**Exercise instructions:**
The lines to extract run from the start of the records through the line with "renderer = fig.canvas.get_renderer()", both ends included; drop the pictures.

**Record excerpts:**
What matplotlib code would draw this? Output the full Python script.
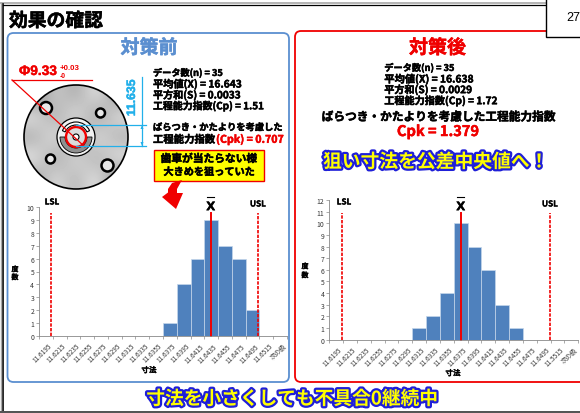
import matplotlib
matplotlib.use('Agg')
import matplotlib.pyplot as plt
import matplotlib.patheffects as pe
from matplotlib.patches import FancyBboxPatch, Circle, Rectangle, Polygon, Wedge
import numpy as np

plt.rcParams['font.family'] = ['Noto Sans CJK JP', 'DejaVu Sans']

W, H = 580, 414
fig = plt.figure(figsize=(W/100, H/100), dpi=100)
bg = fig.add_axes([0, 0, 1, 1])
bg.set_xlim(0, W); bg.set_ylim(H, 0); bg.axis('off')
renderer = fig.canvas.get_renderer()

bins_before = ['11.6195','11.6215','11.6235','11.6255','11.6275','11.6295','11.6315','11.6335','11.6355','11.6375','11.6395','11.6415','11.6435','11.6455','11.6475','11.6495','11.6515','次の級']
freq_before = [0,0,0,0,0,0,0,0,0,1,4,6,9,7,6,2,0,0]
bins_after = ['11.6195','11.6215','11.6235','11.6255','11.6275','11.6295','11.6315','11.6335','11.6355','11.6375','11.6395','11.6415','11.6435','11.6455','11.6475','11.6495','11.5515','次の級']
freq_after = [0,0,0,0,0,0,1,2,4,10,8,6,3,1,0,0,0,0]
stats_before = ['データ数(n) = 35','平均値(X) = 16.643','平方和(S) = 0.0033','工程能力指数(Cp) = 1.51']
stats_after = ['データ数(n) = 35','平均値(X) = 16.638','平方和(S) = 0.0029','工程能力指数(Cp) = 1.72']


def T(x, y, s, size, color='black', ha='left', va='center', glow=None, fit=None, stroke=0.35, **kw):
    t = bg.text(x, y, s, fontsize=size, color=color, fontweight='bold', ha=ha, va=va, **kw)
    if fit:
        bb = t.get_window_extent(renderer)
        t.set_fontsize(size * fit / max(bb.width, bb.height))
    if glow:
        t.set_path_effects([pe.withStroke(linewidth=3.2, foreground=glow)])
    elif stroke:
        t.set_path_effects([pe.withStroke(linewidth=stroke, foreground=color)])
    return t


# slide frame
bg.plot([0, 580], [4.4, 4.4], color='#a8a8a8', lw=1.2)
bg.plot([3, 580], [5.6, 5.6], color='black', lw=0.9)
bg.plot([3, 3], [5, 412], color='black', lw=1.2)
bg.plot([0.7, 0.7], [4, 412], color='#a8a8a8', lw=1)
bg.add_patch(Rectangle((0, 412), 580, 3, fc='#555555', ec='none', zorder=6))
T(9, 22, '効果の確認', 12.5, fit=94)

# panels
bg.add_patch(FancyBboxPatch((7.5, 34), 281.5, 349, boxstyle='round,pad=0,rounding_size=6', fc='white', ec='#5b8fd0', lw=1.3))
bg.add_patch(FancyBboxPatch((295, 32), 300, 351, boxstyle='round,pad=0,rounding_size=6', fc='white', ec='#f00000', lw=1.3))
bg.add_patch(Rectangle((546, -2), 40, 40, fc='white', ec='black', lw=1, zorder=5))
T(566, 18, '27', 9, stroke=0, family='Liberation Sans', zorder=6).set_fontweight('normal')
T(149, 49, '対策前', 13.5, color='#5b8fd0', ha='center', fit=57)
T(437.5, 49, '対策後', 13.5, color='#f00000', ha='center', fit=57)

# part drawing
cx, cy = 76, 138
disc = Circle((cx, cy), 52, fc='#d4d4d4', ec='none', zorder=2)
bg.add_patch(disc)
shade = np.array([[0.45, 0.85, 0.62, 0.95, 0.55],
                  [0.95, 0.60, 0.97, 0.55, 0.92],
                  [0.62, 0.97, 0.55, 0.95, 0.65],
                  [0.97, 0.58, 0.92, 0.62, 0.95],
                  [0.55, 0.92, 0.66, 0.97, 0.45]])
im = bg.imshow(shade, cmap='gray', vmin=0, vmax=1, extent=(cx-52, cx+52, cy+52, cy-52),
               interpolation='bicubic', zorder=2.1, aspect='auto')
im.set_clip_path(disc)
bg.add_patch(Circle((cx, cy), 52, fc='none', ec='black', lw=1.2, zorder=2.2))
bg.set_xlim(0, W); bg.set_ylim(H, 0)
for hx, hy, r in [(46, 109, 6), (100.5, 114, 4.5), (50.5, 160, 4.5), (107.5, 166.5, 6)]:
    bg.add_patch(Circle((hx, hy), r, fc='#e8e8e8', ec='black', lw=1.8, zorder=3))
bg.add_patch(Circle((cx, cy), 19, fc='#f2f2f2', ec='black', lw=0.9, zorder=3))
bg.add_patch(Wedge((cx, cy), 16, 0, 180, width=5, fc='#8f8f8f', ec='black', lw=0.6, zorder=3.1))
bg.add_patch(Wedge((cx, cy), 15, 205, 335, width=3, fc='white', ec='black', lw=0.8, zorder=3.1))
bg.add_patch(Circle((cx, cy), 10, fc='#dcdcdc', ec='#f00000', lw=1.7, zorder=3.2))
bg.add_patch(Circle((cx, cy), 3, fc='white', ec='black', lw=0.8, zorder=3.3))
bg.plot([12, 92], [81, 81], color='#f00000', lw=0.9, zorder=4)
bg.plot([12, 85], [81, 148], color='#f00000', lw=0.9, zorder=4)
T(19, 72, 'Φ9.33', 10, color='#f00000', family='Liberation Sans', fit=38, stroke=0.3)
T(60, 68, '+0.03', 3.5, color='#f00000', family='Liberation Sans', fit=20, stroke=0)
T(60, 76, '-0', 3.5, color='#f00000', family='Liberation Sans', fit=7, stroke=0)
# dimension
for yy in (126, 147):
    bg.plot([76, 146], [yy, yy], color='#22b0ea', lw=0.9, zorder=4)
bg.plot([142, 142], [78, 147], color='#22b0ea', lw=0.9, zorder=4)
bg.add_patch(Polygon([(140.5, 143), (143.5, 143), (142, 147)], fc='#22b0ea', ec='none', zorder=4))
bg.add_patch(Polygon([(140.5, 130), (143.5, 130), (142, 126)], fc='#22b0ea', ec='none', zorder=4))
T(132, 98.5, '11.635', 10, color='#22b0ea', ha='center', rotation=90, family='Liberation Sans', fit=37, stroke=0.3)

# statistics, before
for y, w, s in zip([74, 85, 96, 107], [70, 89, 87.5, 111], stats_before):
    T(153, y, s, 6.5, fit=w)
bg.plot([181, 188], [80.5, 80.5], color='black', lw=0.6)
T(153, 128.7, 'ばらつき・かたよりを考慮した', 6.6, fit=129)
T(153, 140.5, '工程能力指数', 7.4, fit=62)
T(216, 140.5, '(Cpk) = 0.707', 6.6, color='#f00000', fit=68)
bg.add_patch(Rectangle((154, 150.7), 110, 31, fc='#ffff00', ec='#f00000', lw=1, zorder=3))
T(209, 160, '歯車が当たらない様', 6.6, ha='center', fit=96, zorder=4)
T(209, 173, '大きめを狙っていた', 6.6, ha='center', fit=91, zorder=4)
bg.add_patch(Polygon([(182, 181), (172, 184), (168, 190), (168, 193.5), (162, 198), (176, 210),
                      (183, 194), (177, 194), (177, 190)], fc='#f00000', ec='none', zorder=4))

# statistics, after
for y, w, s in zip([69, 80, 90.7, 101.7], [70, 89, 88, 113], stats_after):
    T(384.3, y, s, 5.5, fit=w)
bg.plot([419, 426], [75.5, 75.5], color='black', lw=0.6)
T(438, 118, 'ばらつき・かたよりを考慮した工程能力指数', 7.1, ha='center', fit=234)
T(438, 133, 'Cpk = 1.379', 9.5, color='#f00000', ha='center', fit=82)
T(435.5, 163, '狙い寸法を公差中央値へ！', 11, color='#ffff00', ha='center', glow='#1f1fd8', fit=225)
T(292.5, 400, '寸法を小さくしても不具合0継続中', 11, color='#ffff00', ha='center', glow='#1f1fd8', fit=291)


def hist(rect, labels, freq, ymax, lsl_x, usl_x, mean_x, line_top):
    x0, y0, x1, y1 = rect
    ax = fig.add_axes([x0/W, 1-y1/H, (x1-x0)/W, (y1-y0)/H])
    ax.patch.set_alpha(0)
    xs = np.arange(len(labels))
    ax.bar(xs, freq, width=1.0, color='#4f81bd', edgecolor='#c5d6ea', linewidth=0.5)
    ax.set_xlim(-0.5, len(labels)-0.5); ax.set_ylim(0, ymax)
    ax.set_xticks(np.arange(len(labels)+1)-0.5)
    ax.set_xticklabels([])
    ax.set_yticks(range(ymax+1))
    ax.tick_params(axis='y', labelsize=4.9, length=2, width=0.5, color='#888888', pad=1.5, labelcolor='#333333')
    ax.tick_params(axis='x', length=2, width=0.5, color='#888888')
    for sp in ['top', 'right']:
        ax.spines[sp].set_visible(False)
    for sp in ['left', 'bottom']:
        ax.spines[sp].set_color('#888888'); ax.spines[sp].set_linewidth(0.6)
    for x, l in zip(xs, labels):
        ax.annotate(l, (x, 0), xytext=(1.5, -4), textcoords='offset points',
                    fontsize=4.7, rotation=45, ha='right', va='top', rotation_mode='anchor',
                    color='#333333', annotation_clip=False)
    for xv, st in [(lsl_x, (0, (2, 0.8))), (usl_x, (0, (2, 0.8))), (mean_x, '-')]:
        ax.plot([xv, xv], [0, line_top], color='#f00000', ls=st, lw=1.2 if st != '-' else 1.4, clip_on=False)
    return ax


hist((39, 208, 287, 337), bins_before, freq_before, 10, 0.35, 15.42, 11.96, 9.55)
hist((329.3, 201, 578.3, 340.7), bins_after, freq_after, 12, 0.44, 15.44, 9.0, 10.9)

for x, y, s in [(52, 203, 'LSL'), (258, 205, 'USL'), (344, 203, 'LSL'), (550, 205, 'USL')]:
    T(x, y, s, 5.9, ha='center', stroke=0.2)
for x in [210.7, 460.7]:
    T(x, 207.7, 'X', 8.5, ha='center', family='DejaVu Sans', stroke=0.2)
    bg.plot([x-3.5, x+3.5], [198, 198], color='black', lw=0.8)
for x, ys in [(15, (270, 278)), (305, (267, 276))]:
    T(x, ys[0], '度', 5, ha='center', stroke=0.25)
    T(x, ys[1], '数', 5, ha='center', stroke=0.25)
T(149, 371, '寸法', 5.4, ha='center', stroke=0.25)
T(453, 374, '寸法', 5.4, ha='center', stroke=0.25)

fig.savefig('out.png', dpi=100)
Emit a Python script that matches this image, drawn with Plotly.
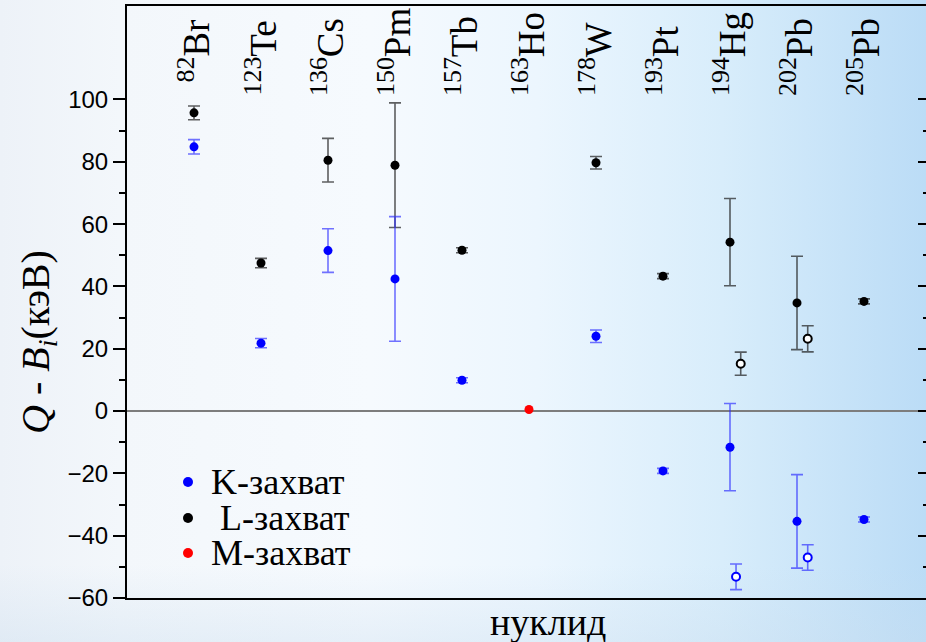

**Answer to this problem:**
What matplotlib code would draw this? Output the full Python script.
import matplotlib
matplotlib.use('Agg')
import matplotlib.pyplot as plt
import matplotlib.patheffects as pe
from matplotlib.patches import FancyBboxPatch, Circle, Rectangle, Polygon, Wedge
import numpy as np

plt.rcParams['font.family'] = ['Noto Sans CJK JP', 'DejaVu Sans']

W, H = 580, 414
fig = plt.figure(figsize=(W/100, H/100), dpi=100)
bg = fig.add_axes([0, 0, 1, 1])
bg.set_xlim(0, W); bg.set_ylim(H, 0); bg.axis('off')
renderer = fig.canvas.get_renderer()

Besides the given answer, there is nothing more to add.